**AVAILABLE DATA**
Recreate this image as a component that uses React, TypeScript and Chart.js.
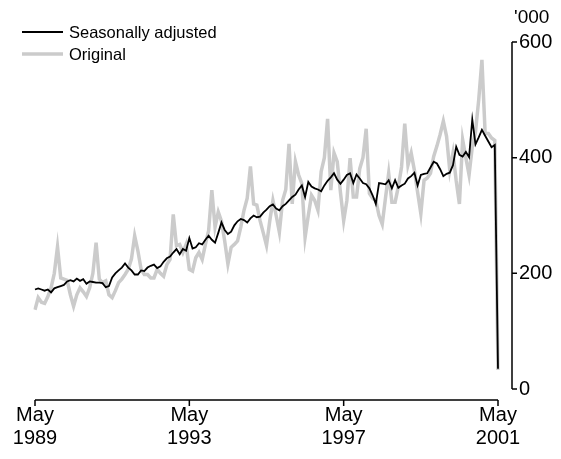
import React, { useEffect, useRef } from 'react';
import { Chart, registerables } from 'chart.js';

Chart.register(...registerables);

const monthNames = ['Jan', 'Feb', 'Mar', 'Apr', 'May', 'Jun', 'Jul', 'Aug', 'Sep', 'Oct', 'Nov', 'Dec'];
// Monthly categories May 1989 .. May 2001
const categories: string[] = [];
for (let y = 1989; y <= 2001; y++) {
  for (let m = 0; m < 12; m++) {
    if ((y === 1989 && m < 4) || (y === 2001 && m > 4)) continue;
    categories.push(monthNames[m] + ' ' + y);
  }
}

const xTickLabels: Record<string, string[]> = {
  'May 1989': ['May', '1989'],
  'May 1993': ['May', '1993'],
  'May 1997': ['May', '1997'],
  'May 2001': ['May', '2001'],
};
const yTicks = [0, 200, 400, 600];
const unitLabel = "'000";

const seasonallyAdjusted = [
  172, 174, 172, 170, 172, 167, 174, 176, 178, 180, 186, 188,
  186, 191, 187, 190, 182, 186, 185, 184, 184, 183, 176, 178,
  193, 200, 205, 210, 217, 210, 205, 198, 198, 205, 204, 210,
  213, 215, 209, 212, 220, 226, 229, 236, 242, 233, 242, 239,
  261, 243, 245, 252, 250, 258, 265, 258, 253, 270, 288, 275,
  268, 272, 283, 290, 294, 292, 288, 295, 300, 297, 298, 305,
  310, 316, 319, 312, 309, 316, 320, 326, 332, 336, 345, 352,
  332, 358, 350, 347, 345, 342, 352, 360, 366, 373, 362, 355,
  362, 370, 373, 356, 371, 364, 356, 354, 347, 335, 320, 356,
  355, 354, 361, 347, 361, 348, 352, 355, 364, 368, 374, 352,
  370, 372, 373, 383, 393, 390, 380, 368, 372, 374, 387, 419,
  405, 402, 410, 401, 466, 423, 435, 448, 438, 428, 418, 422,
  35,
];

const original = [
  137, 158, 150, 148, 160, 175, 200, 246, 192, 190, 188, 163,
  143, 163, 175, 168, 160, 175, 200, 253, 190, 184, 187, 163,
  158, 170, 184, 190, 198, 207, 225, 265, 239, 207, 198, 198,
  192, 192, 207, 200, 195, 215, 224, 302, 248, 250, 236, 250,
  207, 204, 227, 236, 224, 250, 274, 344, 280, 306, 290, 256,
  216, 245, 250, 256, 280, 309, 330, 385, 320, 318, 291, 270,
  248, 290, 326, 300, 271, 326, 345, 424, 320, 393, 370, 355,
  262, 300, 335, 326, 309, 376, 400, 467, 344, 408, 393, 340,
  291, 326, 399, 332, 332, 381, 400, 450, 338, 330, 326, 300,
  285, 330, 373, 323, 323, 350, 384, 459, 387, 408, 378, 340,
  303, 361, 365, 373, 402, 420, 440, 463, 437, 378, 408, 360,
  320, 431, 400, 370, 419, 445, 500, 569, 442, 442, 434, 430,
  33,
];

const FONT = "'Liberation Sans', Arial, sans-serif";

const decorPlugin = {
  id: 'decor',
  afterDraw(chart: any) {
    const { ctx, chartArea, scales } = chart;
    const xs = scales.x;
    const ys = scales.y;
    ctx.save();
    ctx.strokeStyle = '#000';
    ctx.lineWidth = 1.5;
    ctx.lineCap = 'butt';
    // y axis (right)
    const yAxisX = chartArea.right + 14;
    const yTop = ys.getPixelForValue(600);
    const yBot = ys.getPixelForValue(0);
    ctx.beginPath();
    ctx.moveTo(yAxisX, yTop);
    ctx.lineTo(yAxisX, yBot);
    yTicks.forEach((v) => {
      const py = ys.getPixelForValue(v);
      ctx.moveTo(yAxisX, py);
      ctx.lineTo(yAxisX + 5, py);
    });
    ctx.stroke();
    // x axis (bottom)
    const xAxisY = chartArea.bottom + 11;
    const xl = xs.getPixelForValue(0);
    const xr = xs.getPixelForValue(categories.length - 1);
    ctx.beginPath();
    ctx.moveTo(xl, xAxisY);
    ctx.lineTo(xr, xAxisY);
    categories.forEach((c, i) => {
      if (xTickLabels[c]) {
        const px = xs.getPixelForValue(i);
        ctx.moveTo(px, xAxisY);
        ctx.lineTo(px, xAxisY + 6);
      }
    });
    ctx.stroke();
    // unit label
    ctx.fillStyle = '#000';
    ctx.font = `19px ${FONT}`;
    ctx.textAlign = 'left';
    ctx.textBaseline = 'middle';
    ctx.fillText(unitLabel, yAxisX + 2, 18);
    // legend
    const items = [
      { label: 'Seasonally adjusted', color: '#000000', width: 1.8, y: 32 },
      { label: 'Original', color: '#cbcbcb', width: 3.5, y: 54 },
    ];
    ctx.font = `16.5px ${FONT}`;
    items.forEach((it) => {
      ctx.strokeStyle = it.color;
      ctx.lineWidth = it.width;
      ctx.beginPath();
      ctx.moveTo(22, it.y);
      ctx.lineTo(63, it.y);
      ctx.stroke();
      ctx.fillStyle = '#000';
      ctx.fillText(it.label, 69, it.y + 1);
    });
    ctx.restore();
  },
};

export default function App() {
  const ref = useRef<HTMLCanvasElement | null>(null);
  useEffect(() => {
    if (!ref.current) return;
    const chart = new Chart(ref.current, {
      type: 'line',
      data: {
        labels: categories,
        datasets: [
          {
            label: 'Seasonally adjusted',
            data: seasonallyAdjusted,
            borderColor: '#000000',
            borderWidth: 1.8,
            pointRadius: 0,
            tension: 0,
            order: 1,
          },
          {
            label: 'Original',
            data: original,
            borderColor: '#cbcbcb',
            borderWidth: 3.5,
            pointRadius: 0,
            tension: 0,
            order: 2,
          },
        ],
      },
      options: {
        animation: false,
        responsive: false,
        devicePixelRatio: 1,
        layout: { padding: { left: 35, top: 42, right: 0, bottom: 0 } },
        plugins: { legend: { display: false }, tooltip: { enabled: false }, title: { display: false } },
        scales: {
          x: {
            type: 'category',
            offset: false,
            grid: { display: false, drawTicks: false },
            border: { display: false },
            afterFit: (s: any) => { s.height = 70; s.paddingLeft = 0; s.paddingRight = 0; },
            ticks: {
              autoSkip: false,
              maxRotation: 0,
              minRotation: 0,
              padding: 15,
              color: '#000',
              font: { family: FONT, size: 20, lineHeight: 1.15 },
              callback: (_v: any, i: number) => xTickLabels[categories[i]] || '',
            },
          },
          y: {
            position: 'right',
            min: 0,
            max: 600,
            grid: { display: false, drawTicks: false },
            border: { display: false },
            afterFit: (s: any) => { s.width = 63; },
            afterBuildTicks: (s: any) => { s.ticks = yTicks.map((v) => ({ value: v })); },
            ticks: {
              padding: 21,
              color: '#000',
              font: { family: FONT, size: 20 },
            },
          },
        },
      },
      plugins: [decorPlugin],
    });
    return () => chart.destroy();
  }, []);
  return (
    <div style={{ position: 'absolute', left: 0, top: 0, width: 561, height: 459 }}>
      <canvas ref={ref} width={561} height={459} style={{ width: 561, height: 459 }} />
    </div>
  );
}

**WHAT THIS TASK INVOLVES**
Transcribe the opening line of the listing above, please, and every line after it through the line with "Chart.register(...registerables);", word for word, without pictures.

**FULL RESPONSE**
Recreate this image as a component that uses React, TypeScript and Chart.js.
import React, { useEffect, useRef } from 'react';
import { Chart, registerables } from 'chart.js';

Chart.register(...registerables);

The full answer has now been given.